It’s been a wild October! It started with us releasing Geary 0.4 and Shotwell 0.15, and then a whole lotta more stuff happened. Some quick bits regarding the past four weeks (or so):
Montreal Summit
I’d like to extend my (belated) thanks to everyone who organized and hosted the Summit this year, it was a great event! Thank you Savoir Faire Linux for organizing everything and CRIM for hosting all of us. Lots of familiar faces and some new ones too. In particular it was good to hear about GTK/GLib things to come, like GNotifications and a formal model for GtkListBox, both things we’d like to take advantage of in Geary.
Montreal is a beautiful city and fortunately I had a chance to explore it before the Hackfest opened.

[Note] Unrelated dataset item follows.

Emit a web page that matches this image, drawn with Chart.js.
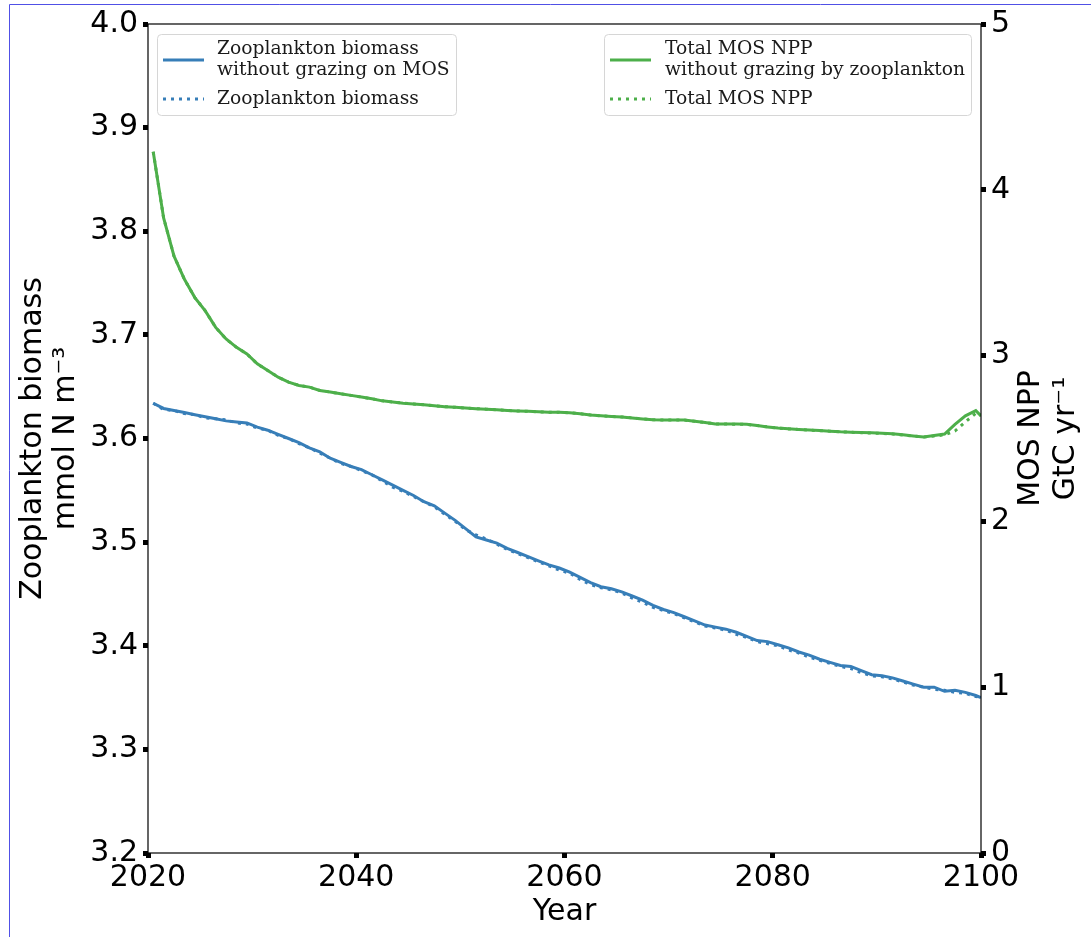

I’m pleased to report that while there I enjoyed what sounds to be the Montreal culinary trifecta: bagels, smoked meat, and poutine.
We’ve moved (physically)
Yorba resided in San Francisco’s Mission District for over four and a half years, but the time has come for a change. We’ve been selling off furniture, cleaning off desks, and boxing up things for our big move, which happened today. Fortunately the move was painless and quick, and we’re now settled in our new office on the hairy edge of the Financial District down the hill from Chinatown. (We celebrated finishing the move with a great meal at Henry’s Hunan; go see this fellow, who has eaten and reviewed every item on their menu to teach himself Tomcat. That floors me for a lot of reasons.)
Unfortunately the preparations for the move has taken our attention off of patches and coding, but that should soon change now that we’re settled.
We’re moving (virtually)
Coincidentally, Yorba is also moving virtually — we’re transitioning from our self-hosted server to (tada!) the GNOME infrastructure. Yes, soon all of Yorba’s projects will live under the GNOME umbrella. We’re starting small to work out the kinks, but by the end of the process Shotwell, Geary, Valencia, and gexiv2 will be available at gnome.org. More information coming soon as things firm up.
Will Shotwell continue to be competing with other Gnome Photos or will only one of those projects survive? (If so, please let it be Shotwell!)
Competing in a loose sense of the word. We believe Shotwell and GNOME Photos have somewhat different goals. I think it’s quite possible some users will want one and not the other, and that some might even use both depending on their workflow.
Does this mean you will use gnome’s bugzilla? I kind of find your redmine instance much nicer to work with when reporting bugs.
Yes, we’ll be migrating to GNOME’s Bugzilla.